Congress endorsed the administration’s proposal to launch an initiative called RENEW (Reaching a New Energy Sciences Workforce) within the DOE Office of Science that will provide training opportunities to undergraduate and graduate students, postdocs, and faculty who are currently “underrepresented in the U.S. science and technology ecosystem” DOE has announced it plans to spend $40 million on the first round of grants for the initiative, with $22 million coming from fiscal year 2022 appropriations. The administration is requesting $60 million for the initiative for fiscal year 2023, double the amount it requested last year.

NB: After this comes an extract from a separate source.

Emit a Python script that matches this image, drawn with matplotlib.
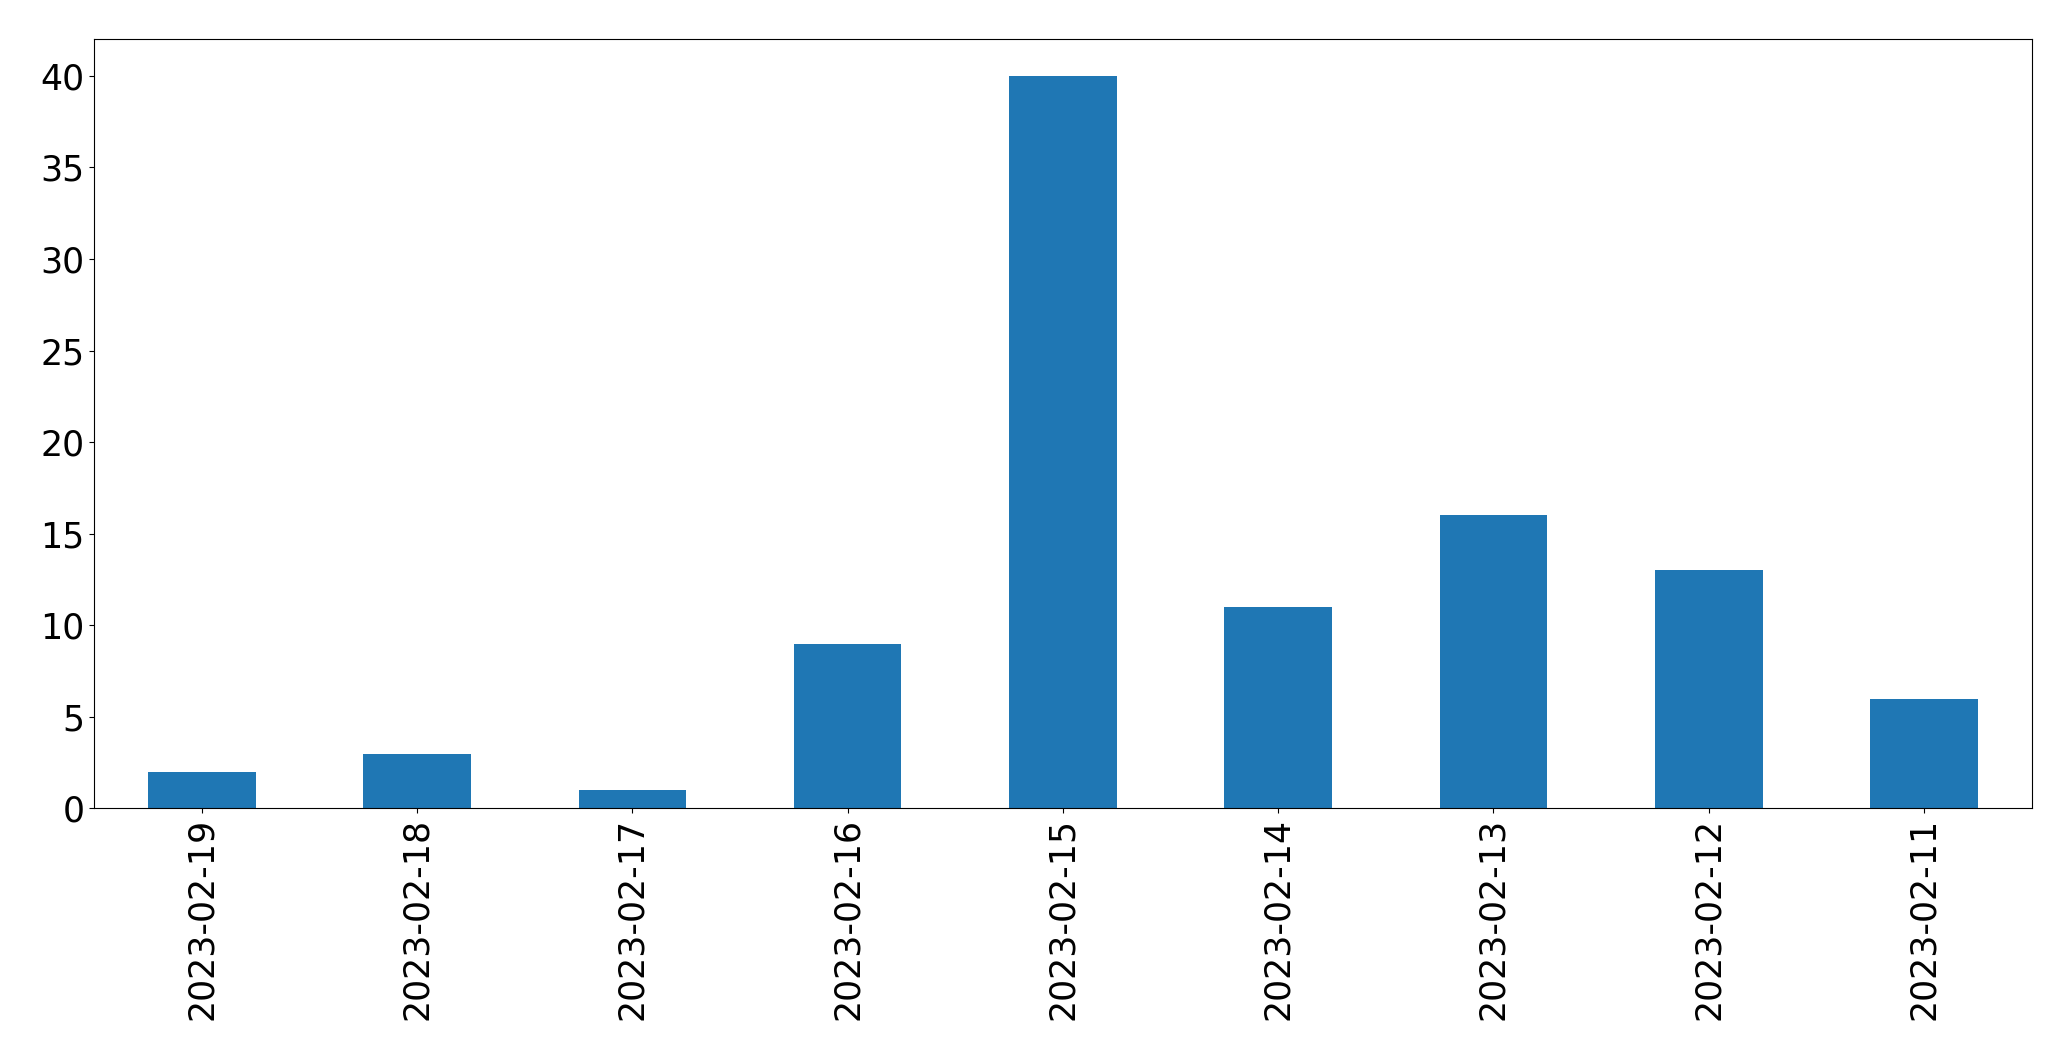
import matplotlib
matplotlib.use("Agg")
import matplotlib.pyplot as plt
import pandas as pd

dates = ['2023-02-19', '2023-02-18', '2023-02-17', '2023-02-16', '2023-02-15',
         '2023-02-14', '2023-02-13', '2023-02-12', '2023-02-11']
counts = [2, 3, 1, 9, 40, 11, 16, 13, 6]

plt.rcParams.update({'font.size': 25, 'xtick.labelsize': 25, 'ytick.labelsize': 25})

s = pd.Series(counts, index=dates)
fig, ax = plt.subplots(figsize=(20.71, 10.61), dpi=100)
s.plot(kind='bar', ax=ax, color='#1f77b4')
fig.subplots_adjust(left=0.0455, right=0.981, top=0.963, bottom=0.238)
fig.savefig('out.png', dpi=100)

Congress met the administration’s request to increase funding for the Workforce Development for Teachers and Scientists program from $29 million to $35 million, and the administration is requesting another $6 million boost for next year. The new funds for fiscal year 2022 primarily support the program’s contribution to RENEW, with small increases spread across existing efforts such as undergraduate internships and graduate fellowships at DOE labs.

Department of Commerce

Congress provided flat funding of $11.5 million for workforce diversity efforts at the National Institute of Standards and Technology. The administration had sought an additional $3 million to create an educational partnership program with minority serving institutions and $2 million to recruit postdoctoral researchers from underserved backgrounds to work in NIST laboratories. This year, the administration is seeking a $6 million increase for the postdoctoral fellowship program but does not repeat its proposal for a separate MSI partnership program.

Congress increased funding for the National Oceanic and Atmospheric Administration’s Office of Education by $1 million to $34 million. The administration repeats last year’s request of $41 million, with $3 million allocated to creating a Climate Cooperative Science Center led by an MSI that would train post-secondary students in climate science and related multidisciplinary fields.